Soweit die Bevollmächtigten der Kläger im vorliegenden Verfahren meinen, dass ein fallzahlbezogenes Gesamthonorar zu ermitteln ist, gibt es dafür keine Rechtsgrundlage. Auch die Verwaltungspraxis der Beklagten geht - entgegen der Auffassung der Bevollmächtigten - nicht von einem fallzahlbereinigten Gesamthonorar aus. Aus den von den Bevollmächtigten mit Schriftsatz vom 22. Februar 2000 vorgelegten Berechnungsunterlagen der Beklagten für die Quartale 1/96 und 2/96 sowie den ebenfalls vorgelegten Durchführungsrichtlinien des Vorstand ergibt sich nichts gegenteiliges. Die Patientenzahl bzw. deren Rückgang wird nur im Rahmen der Prüfung der Ziffer 2 b der Anlage 4 zum HVM 96 ermittelt, nämlich bei der Frage, ob der Honorarrückgang auf die Auswirkungen des EBM 96 zurückzuführen ist und nicht auf andere Ursachen, z.B. Rückgang der Patientenzahlen (vgl. dazu Kennziffer 1 und 6 = Buchstabe g und l der Berechnungen; Nr.5 der Durchführungslinien). Das Gesamthonorar des jeweils beantragten Quartals und des Bezugsquartals 1995 wurde aus den Honorarbescheiden (bereinigt um die Nachträge aus den Vorquartalen) sowie den Nachträgen in den Honorarbescheiden der folgenden Quartale übernommen (vgl. dazu Kennziffer 4 = Buchstabe j der Berechnungen; Nr.7 der Durchführungslinien): 1/96 DM 423.359,84, 1/95 DM 553.264,08 (Honorarrückgang 23,48 %); 2/96 DM 360.515,51, 2/95 DM 431.769,51 (Honorarrückgang 16,5 %). Im Gegensatz zum hier streitigen Quartal 3/96 waren demnach in den Quartalen 1/96 und 2/96 die Voraussetzungen der Ziffer 2 a der Anlage 4 zum HVM 96 erfüllt.
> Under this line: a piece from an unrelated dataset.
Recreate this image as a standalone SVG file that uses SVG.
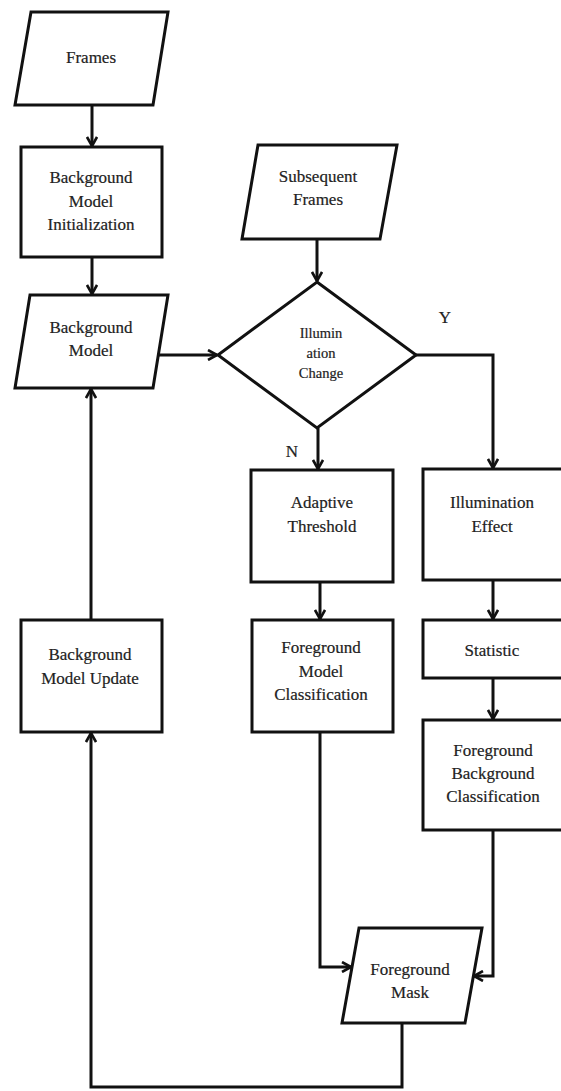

Aus diesen Gründen ist die Berufung der Kläger gegen das Urteil des Sozialgerichts München vom 28. April 1999 zurückzuweisen.

Die Kostenentscheidung ergibt sich aus § 193 Abs.1 und Abs.4 Satz 2 SGG in der Fassung des Gesundheitsstrukturgesetzes und beruht auf der Erwägung, dass die Beklagte auch im Berufungverfahren obsiegt hat.

Gründe, die Revision nach § 160 Abs.2 Nrn.1 und 2 SGG zuzulassen, liegen nicht vor.